The Insanity Of Tracking Music Sales In A Shazam World

with No Comments

Ok, get ready for a quick but windy road. No pot of gold at the end, but I promise to make you think.

Last night I watched an old episode of Californication through Showtime On Demand on my Time Warner Cable. I heard a song track at the end of the episode and wanted to find out the artist. I used the Shazam app on my iPhone 4 to find out it was 3 Rounds & A Sound by Blind Pilot. I used the Shazam app to email myself and my girlfriend the info, as she liked the song too.

This morning, I checked the email, followed the iTunes link to buy the song and voila. Blind Pilot got a sale by being featured on a 3 year old tv show. They likely have no idea they are still getting sales from that show. Or maybe they do, but it would only be a hunch.

I imagine iTunes knows that the song came from a Shazam link. And hopefully that data is being passed on to the artist.
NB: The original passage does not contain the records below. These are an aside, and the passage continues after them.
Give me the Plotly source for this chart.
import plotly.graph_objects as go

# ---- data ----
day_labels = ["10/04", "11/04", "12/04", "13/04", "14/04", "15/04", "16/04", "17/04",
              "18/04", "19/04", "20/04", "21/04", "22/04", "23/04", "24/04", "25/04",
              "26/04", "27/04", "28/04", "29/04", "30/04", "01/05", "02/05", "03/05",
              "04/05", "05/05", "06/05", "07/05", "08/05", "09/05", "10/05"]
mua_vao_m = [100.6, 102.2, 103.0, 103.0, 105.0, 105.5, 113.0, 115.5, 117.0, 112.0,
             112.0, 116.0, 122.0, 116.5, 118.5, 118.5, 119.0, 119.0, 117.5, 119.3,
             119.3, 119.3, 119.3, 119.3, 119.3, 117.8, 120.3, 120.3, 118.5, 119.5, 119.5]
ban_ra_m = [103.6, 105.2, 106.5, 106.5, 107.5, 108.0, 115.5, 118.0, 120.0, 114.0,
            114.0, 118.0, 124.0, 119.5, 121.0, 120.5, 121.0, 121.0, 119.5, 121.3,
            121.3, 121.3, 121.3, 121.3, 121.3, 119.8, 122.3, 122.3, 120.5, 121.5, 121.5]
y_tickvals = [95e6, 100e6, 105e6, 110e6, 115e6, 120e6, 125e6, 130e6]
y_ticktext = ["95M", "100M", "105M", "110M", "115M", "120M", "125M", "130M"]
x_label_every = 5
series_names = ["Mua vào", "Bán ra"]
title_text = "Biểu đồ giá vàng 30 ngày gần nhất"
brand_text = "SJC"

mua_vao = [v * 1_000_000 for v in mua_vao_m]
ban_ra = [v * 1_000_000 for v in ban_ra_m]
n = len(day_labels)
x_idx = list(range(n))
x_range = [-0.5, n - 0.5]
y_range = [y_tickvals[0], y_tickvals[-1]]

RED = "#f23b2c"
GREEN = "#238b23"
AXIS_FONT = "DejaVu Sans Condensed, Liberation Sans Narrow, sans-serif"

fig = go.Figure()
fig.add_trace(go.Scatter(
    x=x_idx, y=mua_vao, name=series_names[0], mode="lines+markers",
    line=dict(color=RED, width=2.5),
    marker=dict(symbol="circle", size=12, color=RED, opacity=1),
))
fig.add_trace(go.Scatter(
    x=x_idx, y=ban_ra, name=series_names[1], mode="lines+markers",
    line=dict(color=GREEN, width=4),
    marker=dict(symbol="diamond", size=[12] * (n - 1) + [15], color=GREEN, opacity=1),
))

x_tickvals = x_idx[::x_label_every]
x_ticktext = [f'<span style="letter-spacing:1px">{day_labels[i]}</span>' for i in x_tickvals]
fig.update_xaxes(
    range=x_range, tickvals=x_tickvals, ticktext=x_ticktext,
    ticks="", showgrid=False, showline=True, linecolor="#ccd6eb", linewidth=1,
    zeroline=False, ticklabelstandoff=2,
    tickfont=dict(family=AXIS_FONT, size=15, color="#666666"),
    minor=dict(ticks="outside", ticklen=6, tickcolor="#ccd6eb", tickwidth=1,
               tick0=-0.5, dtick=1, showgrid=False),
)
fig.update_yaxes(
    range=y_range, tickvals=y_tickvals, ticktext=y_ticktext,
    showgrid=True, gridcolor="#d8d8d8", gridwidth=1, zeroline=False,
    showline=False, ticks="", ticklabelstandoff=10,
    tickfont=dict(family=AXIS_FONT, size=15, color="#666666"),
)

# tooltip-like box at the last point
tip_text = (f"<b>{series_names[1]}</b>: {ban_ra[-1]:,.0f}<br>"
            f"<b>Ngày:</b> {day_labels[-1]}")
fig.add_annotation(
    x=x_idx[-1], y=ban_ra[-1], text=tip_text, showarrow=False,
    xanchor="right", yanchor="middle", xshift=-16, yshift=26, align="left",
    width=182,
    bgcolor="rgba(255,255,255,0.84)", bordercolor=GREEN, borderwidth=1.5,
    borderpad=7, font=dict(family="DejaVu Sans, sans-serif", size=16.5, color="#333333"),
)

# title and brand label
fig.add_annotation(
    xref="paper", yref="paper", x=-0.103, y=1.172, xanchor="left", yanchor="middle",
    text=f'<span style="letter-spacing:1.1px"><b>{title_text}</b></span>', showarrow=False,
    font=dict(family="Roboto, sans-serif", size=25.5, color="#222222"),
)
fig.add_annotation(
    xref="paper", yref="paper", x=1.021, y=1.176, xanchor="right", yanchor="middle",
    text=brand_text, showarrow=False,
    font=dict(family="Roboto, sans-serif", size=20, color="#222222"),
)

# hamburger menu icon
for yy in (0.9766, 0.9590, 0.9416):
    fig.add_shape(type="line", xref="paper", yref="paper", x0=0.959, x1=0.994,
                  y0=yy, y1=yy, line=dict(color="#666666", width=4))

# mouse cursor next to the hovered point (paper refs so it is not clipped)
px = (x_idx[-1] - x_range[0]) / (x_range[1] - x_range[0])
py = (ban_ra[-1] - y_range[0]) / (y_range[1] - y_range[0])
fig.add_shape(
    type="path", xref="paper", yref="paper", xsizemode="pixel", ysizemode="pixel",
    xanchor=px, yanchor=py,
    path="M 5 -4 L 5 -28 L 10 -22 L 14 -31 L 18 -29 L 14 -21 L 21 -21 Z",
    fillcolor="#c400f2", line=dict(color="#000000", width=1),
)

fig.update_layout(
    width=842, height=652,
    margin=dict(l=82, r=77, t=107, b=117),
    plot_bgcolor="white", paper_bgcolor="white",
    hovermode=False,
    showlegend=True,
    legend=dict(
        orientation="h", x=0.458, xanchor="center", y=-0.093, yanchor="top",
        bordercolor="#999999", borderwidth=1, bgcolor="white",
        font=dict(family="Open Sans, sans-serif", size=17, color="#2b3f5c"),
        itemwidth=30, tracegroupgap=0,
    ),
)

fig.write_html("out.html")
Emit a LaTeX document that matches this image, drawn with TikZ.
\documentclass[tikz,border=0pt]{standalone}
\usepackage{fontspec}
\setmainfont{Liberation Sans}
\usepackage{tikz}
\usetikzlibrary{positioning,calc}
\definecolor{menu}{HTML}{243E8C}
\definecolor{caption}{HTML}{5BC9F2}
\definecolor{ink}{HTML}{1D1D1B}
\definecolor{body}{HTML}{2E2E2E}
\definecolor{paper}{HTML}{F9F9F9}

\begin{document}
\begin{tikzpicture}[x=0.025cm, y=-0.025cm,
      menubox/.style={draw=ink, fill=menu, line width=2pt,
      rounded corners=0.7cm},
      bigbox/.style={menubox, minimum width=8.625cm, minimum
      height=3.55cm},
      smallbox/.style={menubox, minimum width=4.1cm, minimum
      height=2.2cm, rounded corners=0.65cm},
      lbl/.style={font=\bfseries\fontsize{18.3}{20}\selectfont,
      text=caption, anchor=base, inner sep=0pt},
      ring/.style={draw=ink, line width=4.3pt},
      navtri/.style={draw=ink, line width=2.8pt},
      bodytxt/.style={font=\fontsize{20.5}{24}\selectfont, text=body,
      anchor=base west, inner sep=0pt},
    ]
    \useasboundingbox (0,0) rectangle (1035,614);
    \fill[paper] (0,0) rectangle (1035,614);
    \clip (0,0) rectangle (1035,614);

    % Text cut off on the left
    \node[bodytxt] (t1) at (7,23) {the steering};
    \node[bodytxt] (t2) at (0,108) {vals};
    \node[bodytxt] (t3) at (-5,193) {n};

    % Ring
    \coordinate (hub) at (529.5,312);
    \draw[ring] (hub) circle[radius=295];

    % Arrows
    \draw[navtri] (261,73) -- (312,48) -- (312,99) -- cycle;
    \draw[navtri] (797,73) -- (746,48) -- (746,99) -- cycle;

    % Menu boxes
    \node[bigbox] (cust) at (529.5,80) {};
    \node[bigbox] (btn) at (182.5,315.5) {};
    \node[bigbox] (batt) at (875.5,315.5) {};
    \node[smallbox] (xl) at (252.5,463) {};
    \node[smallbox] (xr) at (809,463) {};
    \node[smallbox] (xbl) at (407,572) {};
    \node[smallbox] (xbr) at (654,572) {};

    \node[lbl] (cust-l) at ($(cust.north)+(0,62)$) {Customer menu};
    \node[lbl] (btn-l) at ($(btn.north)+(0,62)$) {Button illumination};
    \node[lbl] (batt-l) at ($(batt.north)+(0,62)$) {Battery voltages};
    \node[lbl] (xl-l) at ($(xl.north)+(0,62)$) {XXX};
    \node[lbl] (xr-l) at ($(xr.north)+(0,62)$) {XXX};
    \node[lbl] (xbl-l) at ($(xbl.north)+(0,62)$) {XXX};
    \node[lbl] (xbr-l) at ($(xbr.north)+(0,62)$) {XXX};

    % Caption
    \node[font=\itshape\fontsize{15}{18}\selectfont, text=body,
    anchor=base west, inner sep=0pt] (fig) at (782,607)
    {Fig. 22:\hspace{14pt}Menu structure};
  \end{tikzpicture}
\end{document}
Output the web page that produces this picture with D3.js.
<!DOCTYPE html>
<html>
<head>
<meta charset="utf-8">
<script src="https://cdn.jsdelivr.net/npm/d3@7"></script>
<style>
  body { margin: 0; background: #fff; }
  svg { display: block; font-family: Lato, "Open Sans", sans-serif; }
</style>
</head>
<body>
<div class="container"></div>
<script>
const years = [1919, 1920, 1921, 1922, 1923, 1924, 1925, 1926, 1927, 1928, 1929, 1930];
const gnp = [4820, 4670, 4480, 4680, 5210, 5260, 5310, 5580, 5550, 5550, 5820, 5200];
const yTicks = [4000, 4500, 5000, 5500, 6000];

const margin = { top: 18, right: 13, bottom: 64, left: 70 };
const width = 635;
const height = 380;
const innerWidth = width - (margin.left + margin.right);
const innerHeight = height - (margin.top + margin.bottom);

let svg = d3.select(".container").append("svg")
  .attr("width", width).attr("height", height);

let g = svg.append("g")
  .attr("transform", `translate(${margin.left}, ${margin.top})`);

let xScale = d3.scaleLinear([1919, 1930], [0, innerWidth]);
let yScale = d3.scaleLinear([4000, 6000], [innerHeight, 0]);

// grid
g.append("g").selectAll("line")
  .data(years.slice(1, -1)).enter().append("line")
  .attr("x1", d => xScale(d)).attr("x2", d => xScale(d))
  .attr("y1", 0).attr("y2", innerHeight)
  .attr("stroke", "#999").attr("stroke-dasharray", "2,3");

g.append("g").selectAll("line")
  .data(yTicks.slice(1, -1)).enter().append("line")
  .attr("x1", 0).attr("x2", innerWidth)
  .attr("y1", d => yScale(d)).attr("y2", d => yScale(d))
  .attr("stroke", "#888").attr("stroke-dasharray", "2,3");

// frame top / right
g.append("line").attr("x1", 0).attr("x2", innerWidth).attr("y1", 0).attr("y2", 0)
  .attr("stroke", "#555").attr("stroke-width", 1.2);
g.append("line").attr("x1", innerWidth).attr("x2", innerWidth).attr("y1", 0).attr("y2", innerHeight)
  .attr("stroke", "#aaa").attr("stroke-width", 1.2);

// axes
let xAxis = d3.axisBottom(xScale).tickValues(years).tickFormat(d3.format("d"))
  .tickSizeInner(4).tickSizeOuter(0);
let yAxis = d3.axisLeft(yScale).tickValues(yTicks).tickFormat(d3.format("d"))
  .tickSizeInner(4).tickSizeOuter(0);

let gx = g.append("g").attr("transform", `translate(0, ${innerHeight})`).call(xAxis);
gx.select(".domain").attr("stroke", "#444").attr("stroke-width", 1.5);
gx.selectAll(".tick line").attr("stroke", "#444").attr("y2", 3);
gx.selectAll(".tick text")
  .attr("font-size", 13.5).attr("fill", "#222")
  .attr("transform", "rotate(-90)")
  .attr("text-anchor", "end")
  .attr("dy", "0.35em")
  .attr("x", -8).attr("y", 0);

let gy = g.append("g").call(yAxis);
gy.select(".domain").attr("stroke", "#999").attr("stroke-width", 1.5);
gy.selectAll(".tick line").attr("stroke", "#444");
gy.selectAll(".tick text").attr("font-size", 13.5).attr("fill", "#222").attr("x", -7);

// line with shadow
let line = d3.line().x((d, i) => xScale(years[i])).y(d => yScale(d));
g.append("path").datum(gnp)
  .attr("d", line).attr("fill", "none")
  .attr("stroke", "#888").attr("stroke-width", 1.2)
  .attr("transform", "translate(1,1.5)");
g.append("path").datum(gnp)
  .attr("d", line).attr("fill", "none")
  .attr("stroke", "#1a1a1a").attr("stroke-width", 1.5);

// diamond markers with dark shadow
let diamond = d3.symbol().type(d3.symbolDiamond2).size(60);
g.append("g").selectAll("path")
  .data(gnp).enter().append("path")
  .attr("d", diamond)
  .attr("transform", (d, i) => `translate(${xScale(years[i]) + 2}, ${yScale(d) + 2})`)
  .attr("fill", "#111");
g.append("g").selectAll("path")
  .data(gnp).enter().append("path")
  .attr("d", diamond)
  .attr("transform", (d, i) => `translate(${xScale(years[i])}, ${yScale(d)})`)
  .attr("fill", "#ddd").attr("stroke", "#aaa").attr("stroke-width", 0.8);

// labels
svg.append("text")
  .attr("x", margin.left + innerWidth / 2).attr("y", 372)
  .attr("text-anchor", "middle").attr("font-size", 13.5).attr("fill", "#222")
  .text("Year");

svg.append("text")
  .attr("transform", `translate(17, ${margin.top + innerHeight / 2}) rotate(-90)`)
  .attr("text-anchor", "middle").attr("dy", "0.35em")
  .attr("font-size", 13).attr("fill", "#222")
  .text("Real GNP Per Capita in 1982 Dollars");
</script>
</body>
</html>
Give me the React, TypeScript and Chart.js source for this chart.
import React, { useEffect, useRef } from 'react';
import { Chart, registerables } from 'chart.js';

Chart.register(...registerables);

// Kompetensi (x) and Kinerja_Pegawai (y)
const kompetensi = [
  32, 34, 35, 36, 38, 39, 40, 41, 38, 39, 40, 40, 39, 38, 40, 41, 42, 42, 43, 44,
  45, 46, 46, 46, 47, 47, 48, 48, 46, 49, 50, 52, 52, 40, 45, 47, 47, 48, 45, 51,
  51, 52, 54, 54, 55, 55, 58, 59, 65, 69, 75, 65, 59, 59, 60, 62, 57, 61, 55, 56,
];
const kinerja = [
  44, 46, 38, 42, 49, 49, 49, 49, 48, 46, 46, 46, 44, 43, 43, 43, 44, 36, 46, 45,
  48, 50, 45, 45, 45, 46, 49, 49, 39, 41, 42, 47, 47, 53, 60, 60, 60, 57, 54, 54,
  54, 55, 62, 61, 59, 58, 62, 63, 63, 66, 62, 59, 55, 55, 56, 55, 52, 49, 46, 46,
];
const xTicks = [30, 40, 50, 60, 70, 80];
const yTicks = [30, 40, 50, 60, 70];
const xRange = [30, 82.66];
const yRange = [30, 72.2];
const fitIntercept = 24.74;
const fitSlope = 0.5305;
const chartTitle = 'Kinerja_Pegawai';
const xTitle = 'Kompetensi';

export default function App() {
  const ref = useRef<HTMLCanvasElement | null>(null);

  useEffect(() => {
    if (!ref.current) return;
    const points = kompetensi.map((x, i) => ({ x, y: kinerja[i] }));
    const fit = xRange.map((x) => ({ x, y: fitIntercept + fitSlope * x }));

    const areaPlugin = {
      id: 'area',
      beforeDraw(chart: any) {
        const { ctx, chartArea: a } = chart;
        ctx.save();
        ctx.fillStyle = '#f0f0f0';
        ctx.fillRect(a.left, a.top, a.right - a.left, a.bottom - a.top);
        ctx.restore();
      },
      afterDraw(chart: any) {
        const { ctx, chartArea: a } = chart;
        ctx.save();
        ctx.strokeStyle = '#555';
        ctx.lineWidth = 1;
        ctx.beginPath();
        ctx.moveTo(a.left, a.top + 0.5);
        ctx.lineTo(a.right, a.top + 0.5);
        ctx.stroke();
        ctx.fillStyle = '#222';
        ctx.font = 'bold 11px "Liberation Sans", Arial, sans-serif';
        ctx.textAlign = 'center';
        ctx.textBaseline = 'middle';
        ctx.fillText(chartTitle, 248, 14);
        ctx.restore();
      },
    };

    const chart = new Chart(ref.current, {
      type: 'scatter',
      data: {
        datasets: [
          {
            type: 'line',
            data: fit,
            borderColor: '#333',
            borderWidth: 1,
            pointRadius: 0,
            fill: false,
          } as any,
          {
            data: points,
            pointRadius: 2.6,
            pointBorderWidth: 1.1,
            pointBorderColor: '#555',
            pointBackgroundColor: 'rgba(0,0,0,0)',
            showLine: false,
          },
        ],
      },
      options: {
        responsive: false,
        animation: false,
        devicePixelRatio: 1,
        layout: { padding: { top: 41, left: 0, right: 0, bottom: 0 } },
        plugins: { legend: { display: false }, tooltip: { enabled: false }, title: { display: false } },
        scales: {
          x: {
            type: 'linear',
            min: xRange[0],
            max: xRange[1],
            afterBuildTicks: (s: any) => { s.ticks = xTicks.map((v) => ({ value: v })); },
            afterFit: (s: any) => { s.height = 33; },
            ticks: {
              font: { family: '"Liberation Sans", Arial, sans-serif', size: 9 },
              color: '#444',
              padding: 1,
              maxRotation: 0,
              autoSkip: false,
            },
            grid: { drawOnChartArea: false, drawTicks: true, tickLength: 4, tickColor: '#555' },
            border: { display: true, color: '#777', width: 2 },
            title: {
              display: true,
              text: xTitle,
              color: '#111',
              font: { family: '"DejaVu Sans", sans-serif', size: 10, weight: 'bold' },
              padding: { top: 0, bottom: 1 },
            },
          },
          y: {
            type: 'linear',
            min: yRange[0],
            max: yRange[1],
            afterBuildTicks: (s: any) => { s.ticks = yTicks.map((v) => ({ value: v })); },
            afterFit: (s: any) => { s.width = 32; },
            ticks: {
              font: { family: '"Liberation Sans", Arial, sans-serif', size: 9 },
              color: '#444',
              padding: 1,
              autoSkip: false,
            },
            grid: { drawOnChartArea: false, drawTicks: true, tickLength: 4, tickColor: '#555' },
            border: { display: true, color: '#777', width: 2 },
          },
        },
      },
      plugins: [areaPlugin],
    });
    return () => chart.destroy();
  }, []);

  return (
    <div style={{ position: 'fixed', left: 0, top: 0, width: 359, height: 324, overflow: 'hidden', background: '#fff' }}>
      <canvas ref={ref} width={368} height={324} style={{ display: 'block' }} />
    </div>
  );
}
But beyond that, they have no idea if I was at a bar, a friend’s house, or watching a raunchy yet incredibly well written premium channel TV drama.

In a world of digital cable and mobile phone apps and video game commercials (which could cause a 550% overnight jump in sales) the game of marketing music is very much a wild west.

Social media monitoring and iTunes metrics and Google Analytics and Nielsen tracking data can all give you glimpses of the consumer path I have outlined above. But they would not get you the whole story line.

As it was with marketing before the rise of the internet, we are often playing a game of educated guesses and hunches in proving the success of marketing.

Word of mouth and eyeballs on your product (or in this case ears) are as important as ever.